▶ [Task to complete] Reproduce the full listing below unchanged, apart from the pictures.

▶ [Source data]
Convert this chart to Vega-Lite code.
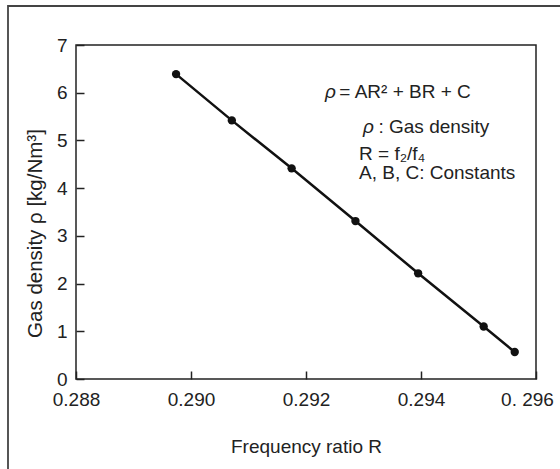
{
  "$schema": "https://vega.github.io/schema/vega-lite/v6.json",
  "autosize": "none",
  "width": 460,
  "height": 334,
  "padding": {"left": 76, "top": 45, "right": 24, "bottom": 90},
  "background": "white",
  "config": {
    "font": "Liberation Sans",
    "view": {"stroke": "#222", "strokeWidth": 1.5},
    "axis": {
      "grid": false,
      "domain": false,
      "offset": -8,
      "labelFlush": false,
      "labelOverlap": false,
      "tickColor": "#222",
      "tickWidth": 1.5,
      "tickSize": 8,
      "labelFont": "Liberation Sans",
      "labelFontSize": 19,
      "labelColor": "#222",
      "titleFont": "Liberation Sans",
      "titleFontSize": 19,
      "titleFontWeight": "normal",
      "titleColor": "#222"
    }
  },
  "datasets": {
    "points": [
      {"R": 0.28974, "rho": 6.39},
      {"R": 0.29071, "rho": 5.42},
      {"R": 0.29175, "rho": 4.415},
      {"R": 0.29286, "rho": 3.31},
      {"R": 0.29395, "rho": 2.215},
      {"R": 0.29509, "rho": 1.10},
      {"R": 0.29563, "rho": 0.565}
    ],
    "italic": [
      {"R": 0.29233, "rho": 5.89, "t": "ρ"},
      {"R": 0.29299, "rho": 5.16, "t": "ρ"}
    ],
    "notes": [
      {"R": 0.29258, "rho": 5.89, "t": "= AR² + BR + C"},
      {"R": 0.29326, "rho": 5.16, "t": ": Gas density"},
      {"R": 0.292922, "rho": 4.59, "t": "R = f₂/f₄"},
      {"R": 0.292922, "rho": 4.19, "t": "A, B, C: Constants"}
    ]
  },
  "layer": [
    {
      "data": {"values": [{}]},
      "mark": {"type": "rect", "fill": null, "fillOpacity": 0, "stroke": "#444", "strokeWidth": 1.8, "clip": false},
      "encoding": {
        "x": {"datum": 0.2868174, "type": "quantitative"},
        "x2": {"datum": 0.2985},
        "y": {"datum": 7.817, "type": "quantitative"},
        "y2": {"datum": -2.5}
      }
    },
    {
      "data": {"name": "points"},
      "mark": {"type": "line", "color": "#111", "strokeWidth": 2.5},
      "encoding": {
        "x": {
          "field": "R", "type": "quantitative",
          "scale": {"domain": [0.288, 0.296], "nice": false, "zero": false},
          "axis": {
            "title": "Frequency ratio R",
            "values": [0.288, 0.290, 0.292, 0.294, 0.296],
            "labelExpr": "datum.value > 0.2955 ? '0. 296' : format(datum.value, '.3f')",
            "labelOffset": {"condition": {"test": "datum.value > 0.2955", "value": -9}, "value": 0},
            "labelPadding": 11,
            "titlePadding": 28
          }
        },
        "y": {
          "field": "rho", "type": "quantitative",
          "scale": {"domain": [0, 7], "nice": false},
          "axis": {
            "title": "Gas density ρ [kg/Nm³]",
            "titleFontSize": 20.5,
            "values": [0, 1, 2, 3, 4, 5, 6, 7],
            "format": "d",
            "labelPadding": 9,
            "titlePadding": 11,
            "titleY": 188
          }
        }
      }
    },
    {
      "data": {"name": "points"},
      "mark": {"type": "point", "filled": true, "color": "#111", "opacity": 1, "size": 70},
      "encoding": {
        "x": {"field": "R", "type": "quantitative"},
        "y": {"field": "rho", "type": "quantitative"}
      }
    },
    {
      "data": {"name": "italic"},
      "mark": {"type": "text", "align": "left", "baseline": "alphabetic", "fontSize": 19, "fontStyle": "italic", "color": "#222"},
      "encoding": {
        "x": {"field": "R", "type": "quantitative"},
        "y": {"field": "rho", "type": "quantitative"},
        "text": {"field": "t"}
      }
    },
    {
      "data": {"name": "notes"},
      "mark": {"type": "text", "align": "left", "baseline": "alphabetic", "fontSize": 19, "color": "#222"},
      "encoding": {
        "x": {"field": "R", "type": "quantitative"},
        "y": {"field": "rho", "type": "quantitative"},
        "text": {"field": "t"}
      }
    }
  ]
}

▶ [Reply]
Convert this chart to Vega-Lite code.
{
  "$schema": "https://vega.github.io/schema/vega-lite/v6.json",
  "autosize": "none",
  "width": 460,
  "height": 334,
  "padding": {"left": 76, "top": 45, "right": 24, "bottom": 90},
  "background": "white",
  "config": {
    "font": "Liberation Sans",
    "view": {"stroke": "#222", "strokeWidth": 1.5},
    "axis": {
      "grid": false,
      "domain": false,
      "offset": -8,
      "labelFlush": false,
      "labelOverlap": false,
      "tickColor": "#222",
      "tickWidth": 1.5,
      "tickSize": 8,
      "labelFont": "Liberation Sans",
      "labelFontSize": 19,
      "labelColor": "#222",
      "titleFont": "Liberation Sans",
      "titleFontSize": 19,
      "titleFontWeight": "normal",
      "titleColor": "#222"
    }
  },
  "datasets": {
    "points": [
      {"R": 0.28974, "rho": 6.39},
      {"R": 0.29071, "rho": 5.42},
      {"R": 0.29175, "rho": 4.415},
      {"R": 0.29286, "rho": 3.31},
      {"R": 0.29395, "rho": 2.215},
      {"R": 0.29509, "rho": 1.10},
      {"R": 0.29563, "rho": 0.565}
    ],
    "italic": [
      {"R": 0.29233, "rho": 5.89, "t": "ρ"},
      {"R": 0.29299, "rho": 5.16, "t": "ρ"}
    ],
    "notes": [
      {"R": 0.29258, "rho": 5.89, "t": "= AR² + BR + C"},
      {"R": 0.29326, "rho": 5.16, "t": ": Gas density"},
      {"R": 0.292922, "rho": 4.59, "t": "R = f₂/f₄"},
      {"R": 0.292922, "rho": 4.19, "t": "A, B, C: Constants"}
    ]
  },
  "layer": [
    {
      "data": {"values": [{}]},
      "mark": {"type": "rect", "fill": null, "fillOpacity": 0, "stroke": "#444", "strokeWidth": 1.8, "clip": false},
      "encoding": {
        "x": {"datum": 0.2868174, "type": "quantitative"},
        "x2": {"datum": 0.2985},
        "y": {"datum": 7.817, "type": "quantitative"},
        "y2": {"datum": -2.5}
      }
    },
    {
      "data": {"name": "points"},
      "mark": {"type": "line", "color": "#111", "strokeWidth": 2.5},
      "encoding": {
        "x": {
          "field": "R", "type": "quantitative",
          "scale": {"domain": [0.288, 0.296], "nice": false, "zero": false},
          "axis": {
            "title": "Frequency ratio R",
            "values": [0.288, 0.290, 0.292, 0.294, 0.296],
            "labelExpr": "datum.value > 0.2955 ? '0. 296' : format(datum.value, '.3f')",
            "labelOffset": {"condition": {"test": "datum.value > 0.2955", "value": -9}, "value": 0},
            "labelPadding": 11,
            "titlePadding": 28
          }
        },
        "y": {
          "field": "rho", "type": "quantitative",
          "scale": {"domain": [0, 7], "nice": false},
          "axis": {
            "title": "Gas density ρ [kg/Nm³]",
            "titleFontSize": 20.5,
            "values": [0, 1, 2, 3, 4, 5, 6, 7],
            "format": "d",
            "labelPadding": 9,
            "titlePadding": 11,
            "titleY": 188
          }
        }
      }
    },
    {
      "data": {"name": "points"},
      "mark": {"type": "point", "filled": true, "color": "#111", "opacity": 1, "size": 70},
      "encoding": {
        "x": {"field": "R", "type": "quantitative"},
        "y": {"field": "rho", "type": "quantitative"}
      }
    },
    {
      "data": {"name": "italic"},
      "mark": {"type": "text", "align": "left", "baseline": "alphabetic", "fontSize": 19, "fontStyle": "italic", "color": "#222"},
      "encoding": {
        "x": {"field": "R", "type": "quantitative"},
        "y": {"field": "rho", "type": "quantitative"},
        "text": {"field": "t"}
      }
    },
    {
      "data": {"name": "notes"},
      "mark": {"type": "text", "align": "left", "baseline": "alphabetic", "fontSize": 19, "color": "#222"},
      "encoding": {
        "x": {"field": "R", "type": "quantitative"},
        "y": {"field": "rho", "type": "quantitative"},
        "text": {"field": "t"}
      }
    }
  ]
}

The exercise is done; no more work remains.